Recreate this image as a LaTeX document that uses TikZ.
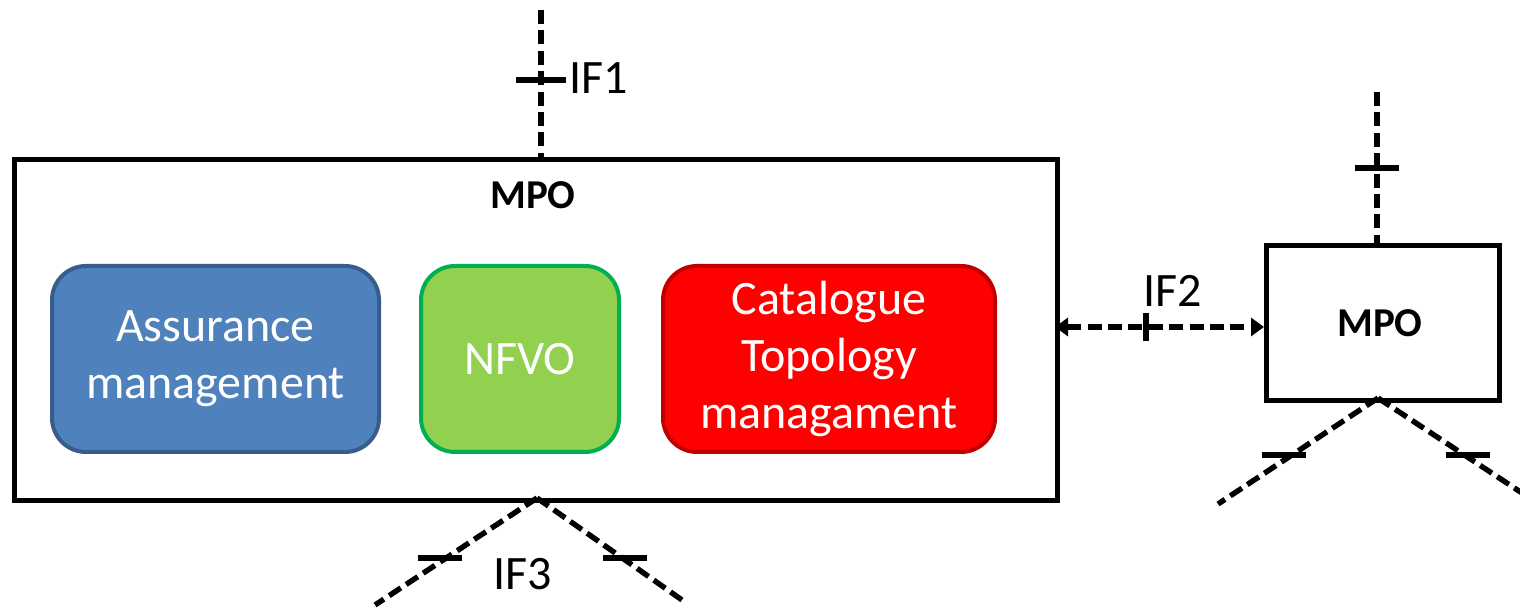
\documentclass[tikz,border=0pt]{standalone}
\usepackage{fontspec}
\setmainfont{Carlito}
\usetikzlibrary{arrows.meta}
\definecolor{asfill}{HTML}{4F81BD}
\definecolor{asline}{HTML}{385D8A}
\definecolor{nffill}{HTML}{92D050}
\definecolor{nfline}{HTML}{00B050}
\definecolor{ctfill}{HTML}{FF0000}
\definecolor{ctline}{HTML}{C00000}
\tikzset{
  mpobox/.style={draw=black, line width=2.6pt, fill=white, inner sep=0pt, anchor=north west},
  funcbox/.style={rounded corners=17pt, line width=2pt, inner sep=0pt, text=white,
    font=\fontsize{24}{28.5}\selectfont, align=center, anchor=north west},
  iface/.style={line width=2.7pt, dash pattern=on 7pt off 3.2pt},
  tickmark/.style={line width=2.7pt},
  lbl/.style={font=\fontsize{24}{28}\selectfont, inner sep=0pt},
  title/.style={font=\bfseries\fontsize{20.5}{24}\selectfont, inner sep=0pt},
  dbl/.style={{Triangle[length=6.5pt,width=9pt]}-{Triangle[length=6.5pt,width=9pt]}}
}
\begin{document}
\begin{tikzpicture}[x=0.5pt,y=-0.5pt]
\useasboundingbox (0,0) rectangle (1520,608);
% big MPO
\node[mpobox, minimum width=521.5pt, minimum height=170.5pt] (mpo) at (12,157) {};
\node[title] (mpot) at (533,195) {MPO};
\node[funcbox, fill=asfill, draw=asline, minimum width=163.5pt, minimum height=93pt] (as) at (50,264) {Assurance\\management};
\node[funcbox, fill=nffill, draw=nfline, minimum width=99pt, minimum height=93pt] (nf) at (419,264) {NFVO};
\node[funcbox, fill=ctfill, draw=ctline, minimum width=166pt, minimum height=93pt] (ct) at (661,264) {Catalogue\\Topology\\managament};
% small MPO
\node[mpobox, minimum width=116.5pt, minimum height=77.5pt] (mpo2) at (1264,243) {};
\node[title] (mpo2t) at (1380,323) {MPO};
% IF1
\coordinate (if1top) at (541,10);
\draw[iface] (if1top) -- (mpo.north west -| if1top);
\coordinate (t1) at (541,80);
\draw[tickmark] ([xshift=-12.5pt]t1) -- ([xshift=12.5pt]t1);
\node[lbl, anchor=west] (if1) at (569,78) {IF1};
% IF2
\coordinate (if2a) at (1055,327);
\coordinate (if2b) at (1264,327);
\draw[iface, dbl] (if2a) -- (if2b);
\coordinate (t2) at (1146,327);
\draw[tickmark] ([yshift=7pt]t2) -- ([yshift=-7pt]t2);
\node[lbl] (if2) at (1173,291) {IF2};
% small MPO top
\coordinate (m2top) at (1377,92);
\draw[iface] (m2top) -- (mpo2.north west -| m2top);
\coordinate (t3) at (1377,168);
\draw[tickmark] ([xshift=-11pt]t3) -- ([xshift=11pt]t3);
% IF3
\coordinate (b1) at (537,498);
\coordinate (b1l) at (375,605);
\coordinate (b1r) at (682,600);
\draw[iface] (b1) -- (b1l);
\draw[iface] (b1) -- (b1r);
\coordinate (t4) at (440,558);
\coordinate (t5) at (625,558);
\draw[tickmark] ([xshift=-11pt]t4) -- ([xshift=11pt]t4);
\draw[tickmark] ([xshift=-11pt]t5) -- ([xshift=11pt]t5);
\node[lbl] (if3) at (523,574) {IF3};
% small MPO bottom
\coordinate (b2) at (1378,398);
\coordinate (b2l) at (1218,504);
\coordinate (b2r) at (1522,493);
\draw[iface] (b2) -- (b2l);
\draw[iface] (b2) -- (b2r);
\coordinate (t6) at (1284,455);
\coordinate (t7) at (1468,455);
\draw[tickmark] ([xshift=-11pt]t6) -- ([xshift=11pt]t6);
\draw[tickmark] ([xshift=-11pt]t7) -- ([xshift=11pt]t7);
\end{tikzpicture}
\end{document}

==*==

- [Exercise prompt] Exclude the images, then output the data above word for word.

- [Result of this exercise]
Recreate this image as a LaTeX document that uses TikZ.
\documentclass[tikz,border=0pt]{standalone}
\usepackage{fontspec}
\setmainfont{Carlito}
\usetikzlibrary{arrows.meta}
\definecolor{asfill}{HTML}{4F81BD}
\definecolor{asline}{HTML}{385D8A}
\definecolor{nffill}{HTML}{92D050}
\definecolor{nfline}{HTML}{00B050}
\definecolor{ctfill}{HTML}{FF0000}
\definecolor{ctline}{HTML}{C00000}
\tikzset{
  mpobox/.style={draw=black, line width=2.6pt, fill=white, inner sep=0pt, anchor=north west},
  funcbox/.style={rounded corners=17pt, line width=2pt, inner sep=0pt, text=white,
    font=\fontsize{24}{28.5}\selectfont, align=center, anchor=north west},
  iface/.style={line width=2.7pt, dash pattern=on 7pt off 3.2pt},
  tickmark/.style={line width=2.7pt},
  lbl/.style={font=\fontsize{24}{28}\selectfont, inner sep=0pt},
  title/.style={font=\bfseries\fontsize{20.5}{24}\selectfont, inner sep=0pt},
  dbl/.style={{Triangle[length=6.5pt,width=9pt]}-{Triangle[length=6.5pt,width=9pt]}}
}
\begin{document}
\begin{tikzpicture}[x=0.5pt,y=-0.5pt]
\useasboundingbox (0,0) rectangle (1520,608);
% big MPO
\node[mpobox, minimum width=521.5pt, minimum height=170.5pt] (mpo) at (12,157) {};
\node[title] (mpot) at (533,195) {MPO};
\node[funcbox, fill=asfill, draw=asline, minimum width=163.5pt, minimum height=93pt] (as) at (50,264) {Assurance\\management};
\node[funcbox, fill=nffill, draw=nfline, minimum width=99pt, minimum height=93pt] (nf) at (419,264) {NFVO};
\node[funcbox, fill=ctfill, draw=ctline, minimum width=166pt, minimum height=93pt] (ct) at (661,264) {Catalogue\\Topology\\managament};
% small MPO
\node[mpobox, minimum width=116.5pt, minimum height=77.5pt] (mpo2) at (1264,243) {};
\node[title] (mpo2t) at (1380,323) {MPO};
% IF1
\coordinate (if1top) at (541,10);
\draw[iface] (if1top) -- (mpo.north west -| if1top);
\coordinate (t1) at (541,80);
\draw[tickmark] ([xshift=-12.5pt]t1) -- ([xshift=12.5pt]t1);
\node[lbl, anchor=west] (if1) at (569,78) {IF1};
% IF2
\coordinate (if2a) at (1055,327);
\coordinate (if2b) at (1264,327);
\draw[iface, dbl] (if2a) -- (if2b);
\coordinate (t2) at (1146,327);
\draw[tickmark] ([yshift=7pt]t2) -- ([yshift=-7pt]t2);
\node[lbl] (if2) at (1173,291) {IF2};
% small MPO top
\coordinate (m2top) at (1377,92);
\draw[iface] (m2top) -- (mpo2.north west -| m2top);
\coordinate (t3) at (1377,168);
\draw[tickmark] ([xshift=-11pt]t3) -- ([xshift=11pt]t3);
% IF3
\coordinate (b1) at (537,498);
\coordinate (b1l) at (375,605);
\coordinate (b1r) at (682,600);
\draw[iface] (b1) -- (b1l);
\draw[iface] (b1) -- (b1r);
\coordinate (t4) at (440,558);
\coordinate (t5) at (625,558);
\draw[tickmark] ([xshift=-11pt]t4) -- ([xshift=11pt]t4);
\draw[tickmark] ([xshift=-11pt]t5) -- ([xshift=11pt]t5);
\node[lbl] (if3) at (523,574) {IF3};
% small MPO bottom
\coordinate (b2) at (1378,398);
\coordinate (b2l) at (1218,504);
\coordinate (b2r) at (1522,493);
\draw[iface] (b2) -- (b2l);
\draw[iface] (b2) -- (b2r);
\coordinate (t6) at (1284,455);
\coordinate (t7) at (1468,455);
\draw[tickmark] ([xshift=-11pt]t6) -- ([xshift=11pt]t6);
\draw[tickmark] ([xshift=-11pt]t7) -- ([xshift=11pt]t7);
\end{tikzpicture}
\end{document}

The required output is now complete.